En France, la situation est plus compliquée en raison des règles strictes qui encadrent le financement des partis politiques :
- pour les personnes morales, interdiction des dons,
- pour les personnes physiques :
- jusqu’à 150 €, possibilité de faire un don en espèces ou en crypto,
- jusqu’à 7 500 € par an et par personnes, possibilité de faire un don à condition que celui-ci soit réalisé « par chèque, virement, prélèvement automatique ou carte bancaire ».
Ainsi, en 2014, la Commission nationale des comptes de campagne et des financements politiques (CNCCFP) avait rappelé que les dons en cryptomonnaies étaient prohibés. En dix ans, l’industrie s’est considérablement professionnalisée et est désormais régulée. Le réseau de prestataires de services sur actifs numériques (PSAN) capables de collecter et de transmettre l’identité des donateurs, et de convertir le don en cryptomonnaies en euros, apparaît ainsi de nature à dépasser les obstacles identifiés en 2014 par la CNCCFP (anonymat, traçabilité).
La crypto comme enjeu de campagne électorale
Au-delà du financement, les cryptomonnaies deviennent elles-mêmes un sujet de campagne. Avec 12 % des Français possédant des cryptos, les positions des candidats sur ce thème peuvent influencer une partie de l’électorat. Aux États-Unis, la crypto a fait une entrée remarquée dans le débat politique, notamment dans les États clés (swing states), grâce à un lobbying actif et à des sondages révélant l’importance croissante de ce sujet pour les électeurs. Joe Biden a ainsi dû répondre aux initiatives pro-crypto de Donald Trump, en participant par exemple à la Bitcoin conférence.
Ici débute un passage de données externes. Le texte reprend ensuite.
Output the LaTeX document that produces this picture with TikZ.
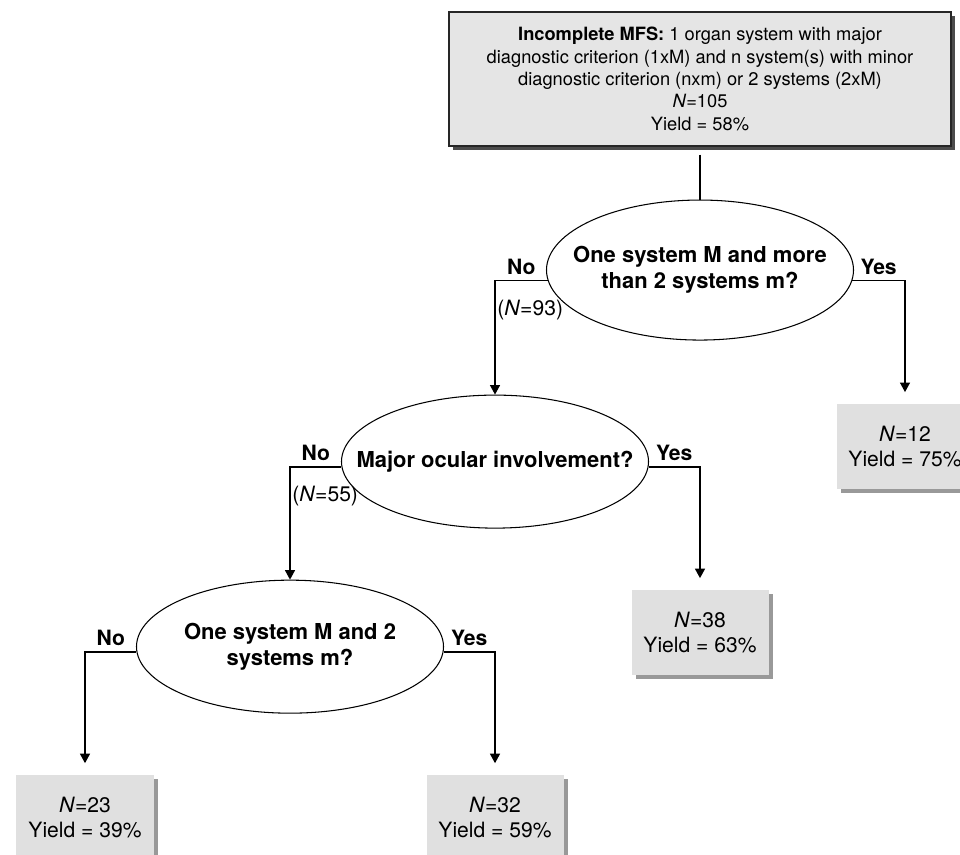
\documentclass[tikz,border=0pt]{standalone}
\usepackage{fontspec}
\setmainfont{TeX Gyre Heros}
\usetikzlibrary{positioning, shapes.geometric, shadows, arrows.meta}

\begin{document}
\begin{tikzpicture}[
    question/.style={ellipse, draw, line width=0.6pt, inner xsep=-0.8cm, inner ysep=0pt,
        minimum width=6.14cm, minimum height=2.66cm, align=center,
        font=\fontsize{12.5}{15}\selectfont\bfseries},
    outcome/.style={rectangle, fill=black!12, minimum width=2.74cm, minimum height=1.7cm,
        align=center, font=\fontsize{12}{14.5}\selectfont,
        drop shadow={shadow xshift=0.08cm, shadow yshift=-0.08cm, fill=black!40, opacity=1}},
    branch/.style={line width=0.7pt, -{Triangle[length=0.19cm, width=0.2cm]}},
    answer/.style={font=\fontsize{12}{14.5}\selectfont\bfseries},
    count/.style={font=\fontsize{12}{14.5}\selectfont, inner sep=1pt}
]
   \useasboundingbox (0,0) rectangle (19.2,17.08);
   % Starting group
   \node[rectangle, draw=black!85, line width=0.6pt, fill=black!10, minimum width=10.04cm, minimum height=2.68cm,
         align=center, font=\fontsize{10.4}{12.7}\selectfont,
         drop shadow={shadow xshift=0.08cm, shadow yshift=-0.08cm, fill=black!70, opacity=1}] (mfs) at (14.0,15.5)
        {\textbf{Incomplete MFS:} 1 organ system with major\\
         diagnostic criterion (1xM) and n system(s) with minor\\
         diagnostic criterion (nxm) or 2 systems (2xM)\\
         \textit{N}=105\\
         Yield = 58\%};
   % Questions
   \node[question, minimum height=2.8cm, below = 1.06cm of mfs] (q1) {One system M and more\\than 2 systems m?};
   \node[question, below = 1.08cm of q1, xshift=-4.1cm] (q2) {Major ocular involvement?};
   \node[question, below = 1.02cm of q2, xshift=-4.1cm] (q3) {One system M and 2\\systems m?};
   % Outcomes
   \node[outcome, below = 1.26cm of q1, xshift=4.1cm] (n12) {\textit{N}=12\\Yield = 75\%};
   \node[outcome, below = 1.22cm of q2, xshift=4.1cm] (n38) {\textit{N}=38\\Yield = 63\%};
   \node[outcome, below = 1.22cm of q3, xshift=-4.1cm] (n23) {\textit{N}=23\\Yield = 39\%};
   \node[outcome, below = 1.22cm of q3, xshift=4.1cm] (n32) {\textit{N}=32\\Yield = 59\%};
   % Connect the boxes
        \draw[line width=0.7pt, shorten <=0.16cm] (mfs.south) -- (q1.north);
        \draw[branch] (q1.184) -| node[answer, pos=0.25, above] {No}
            node[count, pos=0.63, right] {(\textit{N}=93)} (q2.north);
        \draw[branch, shorten >=0.23cm] (q1.356) -| node[answer, pos=0.25, above] {Yes} (n12.north);
        \draw[branch] (q2.182) -| node[answer, pos=0.25, above] {No}
            node[count, pos=0.63, right] {(\textit{N}=55)} (q3.north);
        \draw[branch, shorten >=0.23cm] (q2.358) -| node[answer, pos=0.25, above] {Yes} (n38.north);
        \draw[branch, shorten >=0.23cm] (q3.182) -| node[answer, pos=0.25, above] {No} (n23.north);
        \draw[branch, shorten >=0.23cm] (q3.358) -| node[answer, pos=0.25, above] {Yes} (n32.north);
\end{tikzpicture}
\end{document}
Pour les candidats, adopter une position favorable aux cryptomonnaies permet également de rajeunir leur image et de se positionner sur les enjeux technologiques actuels. L’émission de NFTs (Gaspard Koenig en France) de memecoins à l’effigie d’un parti ou d’un candidat (le coin MAGA avec Trump, le Bidencoin ou, en France, le Zcoin du candidat Zemmour), ou l’acceptation des cryptomonnaies comme moyen de paiement, sont autant de moyens de créer un nouveau lien avec les électeurs, en particulier les plus jeunes.